[What this task involves] From the first line of the listing below, retype each line up to and including the one with "values = [34.83, 49.75, 14.93, 0.50]"; pictures stay out.

[Source excerpt]
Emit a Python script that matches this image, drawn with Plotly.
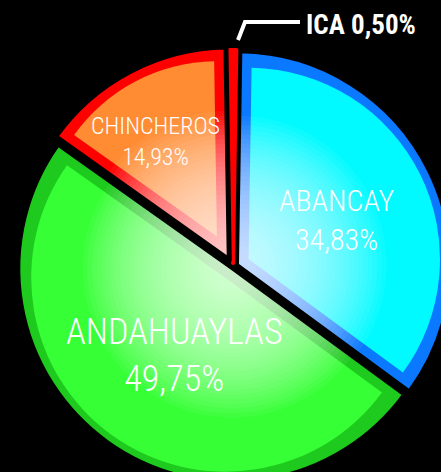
import math
import plotly.graph_objects as go

# ---- data ----
labels = ["ABANCAY", "ANDAHUAYLAS", "CHINCHEROS", "ICA"]
values = [34.83, 49.75, 14.93, 0.50]

# ---- style ----
fill_colors = ["#00FAFF", "#36FF36", "#FF8C32", "#FF0000"]
border_colors = ["#0A78FF", "#1ECA1E", "#FF0000", "#FF0000"]
offsets = [5, 2, 8, 4]           # explode distance (px) per slice
black_w = [1.5, 1.5, 2.5, 0]     # black outline half-width per slice
BORDER = 9.5                     # visible coloured border width
label_pos = [(337, 220), (174, 355), (155, 141)]
label_size = [30, 36, 24]

W, H = 460, 490                  # page slightly larger than the 441x472 window (clipped like the reference)
CX, CY, R = 233, 267, 213
FONT = "Roboto Condensed, Roboto, sans-serif"

total = sum(values)
rotation = 180 * values[-1] / total
half_ang = [math.radians(180 * v / total) for v in values]
TRANSP = "rgba(0,0,0,0)"


def pie(r, offs, colors, line_colors=None, line_widths=None):
    half = r + max(offs)
    return go.Pie(
        labels=labels, values=values, sort=False, direction="clockwise", rotation=rotation,
        pull=[o / r for o in offs],
        marker=dict(colors=colors,
                    line=dict(color=line_colors or TRANSP, width=line_widths or 0)),
        textinfo="none", hoverinfo="skip", showlegend=False,
        domain=dict(x=[(CX - half) / W, (CX + half) / W],
                    y=[(H - CY - half) / H, (H - CY + half) / H]),
    )


fig = go.Figure()

# layer 1: full slices in border colour (ICA gets a red stroke to widen the sliver)
fig.add_trace(pie(R, offsets, border_colors,
                  line_colors=border_colors, line_widths=[0, 0, 0, 4]))

# layer 2: inset fill for each big slice
for i in range(3):
    T = black_w[i] + BORDER
    e = T / math.sin(half_ang[i])
    r2 = R - T - e * math.cos(half_ang[i] / 2)
    offs = [0.0] * len(values)
    offs[i] = offsets[i] + e
    cols = [TRANSP] * len(values)
    cols[i] = fill_colors[i]
    fig.add_trace(pie(r2, offs, cols))

# radial light from the centre
N = 30
for k in range(N):
    rho = R * (0.70 - (0.70 - 0.07) * k / (N - 1))
    cols = ["rgba(255,255,255,0.05)"] * 3 + [TRANSP]
    fig.add_trace(pie(rho, offsets, cols))

# black outline between slices
fig.add_trace(pie(R, offsets, [TRANSP] * len(values),
                  line_colors="black", line_widths=[2 * w for w in black_w]))

# labels inside slices
for i in range(3):
    x, y = label_pos[i]
    txt = "%s<br>%s%%" % (labels[i], ("%.2f" % values[i]).replace(".", ","))
    fig.add_annotation(x=x / W, y=1 - y / H, xref="paper", yref="paper", text=txt,
                       showarrow=False, xanchor="center", yanchor="middle",
                       font=dict(family=FONT, size=label_size[i], color="white", weight=300))

# ICA outside label with connector
fig.add_annotation(
    x=304 / W, y=1 - 25 / H, xref="paper", yref="paper",
    text="<b>%s %s%%</b>" % (labels[3], ("%.2f" % values[3]).replace(".", ",")),
    showarrow=False, xanchor="left", yanchor="middle",
    font=dict(family=FONT, size=27, color="white"),
)
fig.add_shape(
    type="path", xref="paper", yref="paper",
    path="M %f,%f L %f,%f L %f,%f" % (238 / W, 1 - 40 / H, 245 / W, 1 - 22 / H,
                                      300 / W, 1 - 22 / H),
    line=dict(color="white", width=4),
)

fig.update_layout(
    width=W, height=H,
    margin=dict(l=0, r=0, t=0, b=0),
    paper_bgcolor="black", plot_bgcolor="black",
)

fig.write_html(
    "out.html",
    config={"displayModeBar": False},
    post_script="document.body.style.margin='0';document.body.style.overflow='hidden';"
                "document.documentElement.style.overflow='hidden';",
)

[Answer to the exercise]
Emit a Python script that matches this image, drawn with Plotly.
import math
import plotly.graph_objects as go

# ---- data ----
labels = ["ABANCAY", "ANDAHUAYLAS", "CHINCHEROS", "ICA"]
values = [34.83, 49.75, 14.93, 0.50]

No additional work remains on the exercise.